Effect of visual and haptic feedback on grasping movements

Abstract

Perceptual estimates of three-dimensional (3D) properties, such as the distance and depth of an object, are often inaccurate. Given the accuracy and ease with which we pick up objects, it may be expected that perceptual distortions do not affect how the brain processes 3D information for reach-to-grasp movements. Nonetheless, empirical results show that grasping accuracy is reduced when visual feedback of the hand is removed. Here we studied whether specific types of training could correct grasping behavior to perform adequately even when any form of feedback is absent. Using a block design paradigm, we recorded the movement kinematics of subjects grasping virtual objects located at different distances in the absence of visual feedback of the hand and haptic feedback of the object, before and after different training blocks with different feedback combinations (vision of the thumb and vision of thumb and index finger, with and without tactile feedback of the object).

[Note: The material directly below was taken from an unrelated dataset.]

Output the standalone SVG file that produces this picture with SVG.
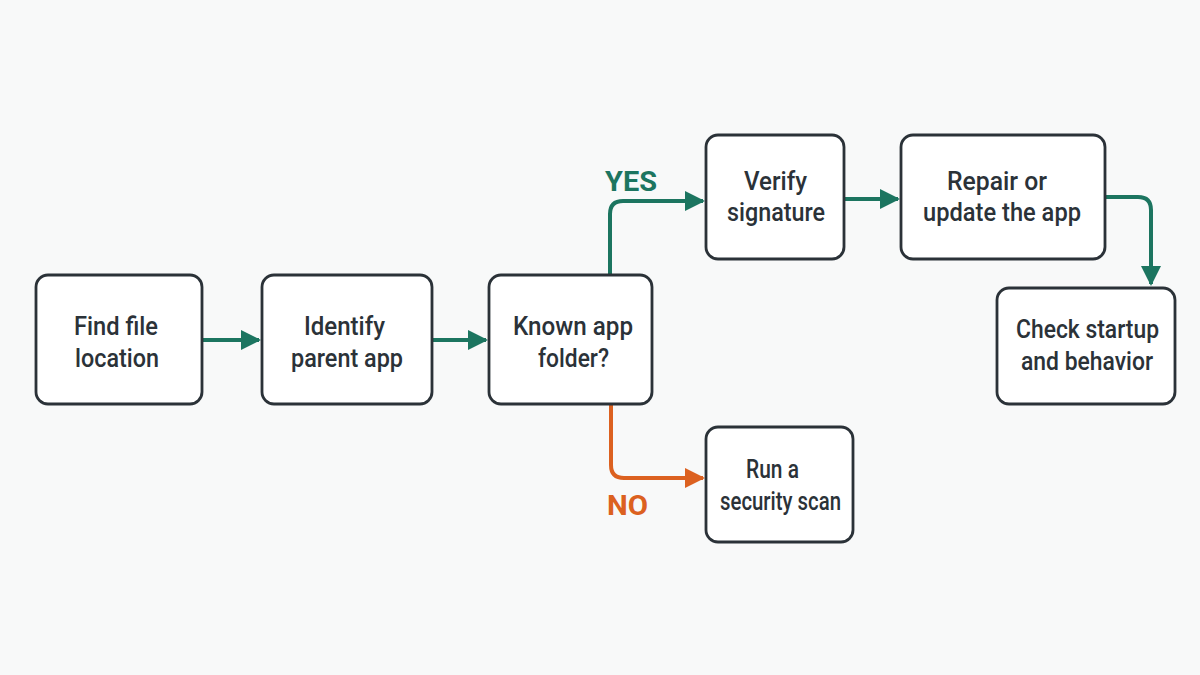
<svg xmlns="http://www.w3.org/2000/svg" width="1200" height="675" viewBox="0 0 1200 675">
<style>
.box{fill:#ffffff;stroke:#2b3238;stroke-width:2.8}
.t{font-family:Roboto,"Liberation Sans",sans-serif;font-weight:500;font-size:26px;fill:#2b3238;text-anchor:middle}
.g{fill:none;stroke:#1c7560;stroke-width:4}
.o{fill:none;stroke:#dc6120;stroke-width:4}
.lbl{font-family:Roboto,"Liberation Sans",sans-serif;font-weight:700;font-size:28px;text-anchor:middle}
</style>
<defs>
<marker id="ag" viewBox="0 0 10 10" refX="9" refY="5" markerWidth="5" markerHeight="5" markerUnits="strokeWidth" orient="auto"><path d="M0,0 L10,5 L0,10 Z" fill="#1c7560"/></marker>
<marker id="ao" viewBox="0 0 10 10" refX="9" refY="5" markerWidth="5" markerHeight="5" markerUnits="strokeWidth" orient="auto"><path d="M0,0 L10,5 L0,10 Z" fill="#dc6120"/></marker>
</defs>
<rect width="1200" height="675" fill="#f8f9f9"/>
<g id="connectors">
<path class="g" d="M202,340 H259" marker-end="url(#ag)"/>
<path class="g" d="M432,340 H486" marker-end="url(#ag)"/>
<path class="g" d="M610,274 V214 Q610,201 623,201 H703" marker-end="url(#ag)"/>
<path class="g" d="M844,199 H898" marker-end="url(#ag)"/>
<path class="g" d="M1105,197 H1138 Q1151,197 1151,210 V284" marker-end="url(#ag)"/>
<path class="o" d="M611,404 V465 Q611,478 624,478 H703" marker-end="url(#ao)"/>
<text class="lbl" x="631" y="191" fill="#1c7560" textLength="52" lengthAdjust="spacingAndGlyphs">YES</text>
<text class="lbl" x="627.5" y="515" fill="#dc6120" textLength="41" lengthAdjust="spacingAndGlyphs">NO</text>
</g>
<g id="find"><rect class="box" x="36" y="275" width="166" height="129" rx="12"/><text class="t" x="116" y="335" textLength="84" lengthAdjust="spacingAndGlyphs">Find file</text><text class="t" x="117" y="367" textLength="84" lengthAdjust="spacingAndGlyphs">location</text></g>
<g id="identify"><rect class="box" x="262" y="275" width="170" height="129" rx="12"/><text class="t" x="344.5" y="335" textLength="81" lengthAdjust="spacingAndGlyphs">Identify</text><text class="t" x="347" y="367" textLength="112" lengthAdjust="spacingAndGlyphs">parent app</text></g>
<g id="known"><rect class="box" x="489" y="275" width="163" height="129" rx="12"/><text class="t" x="573" y="335" textLength="120" lengthAdjust="spacingAndGlyphs">Known app</text><text class="t" x="573.5" y="367" textLength="71" lengthAdjust="spacingAndGlyphs">folder?</text></g>
<g id="verify"><rect class="box" x="706" y="135" width="138" height="124" rx="12"/><text class="t" x="775.5" y="190" textLength="63" lengthAdjust="spacingAndGlyphs">Verify</text><text class="t" x="776" y="221" textLength="98" lengthAdjust="spacingAndGlyphs">signature</text></g>
<g id="repair"><rect class="box" x="901" y="135" width="204" height="124" rx="12"/><text class="t" x="997" y="190" textLength="100" lengthAdjust="spacingAndGlyphs">Repair or</text><text class="t" x="1002" y="221" textLength="158" lengthAdjust="spacingAndGlyphs">update the app</text></g>
<g id="check"><rect class="box" x="997" y="288" width="178" height="116" rx="12"/><text class="t" x="1087.5" y="338" textLength="143" lengthAdjust="spacingAndGlyphs">Check startup</text><text class="t" x="1087" y="370" textLength="132" lengthAdjust="spacingAndGlyphs">and behavior</text></g>
<g id="scan"><rect class="box" x="706" y="427" width="147" height="115" rx="12"/><text class="t" x="772.5" y="478" textLength="53" lengthAdjust="spacingAndGlyphs">Run a</text><text class="t" x="780.5" y="510" textLength="121" lengthAdjust="spacingAndGlyphs">security scan</text></g>
</svg>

In the Pretraining block, we found systematic biases of the terminal hand position, the final grip aperture, and the maximum grip aperture like those reported in perceptual tasks. Importantly, the distance at which the object was presented modulated all these biases. In the Posttraining blocks only the hand position was partially adjusted, but final and maximum grip apertures remained unchanged. These findings show that when visual and haptic feedback are absent systematic distortions of 3D estimates affect reach-to-grasp movements in the same way as they affect perceptual estimates. Most importantly, accuracy cannot be learned, even after extensive training with feedback.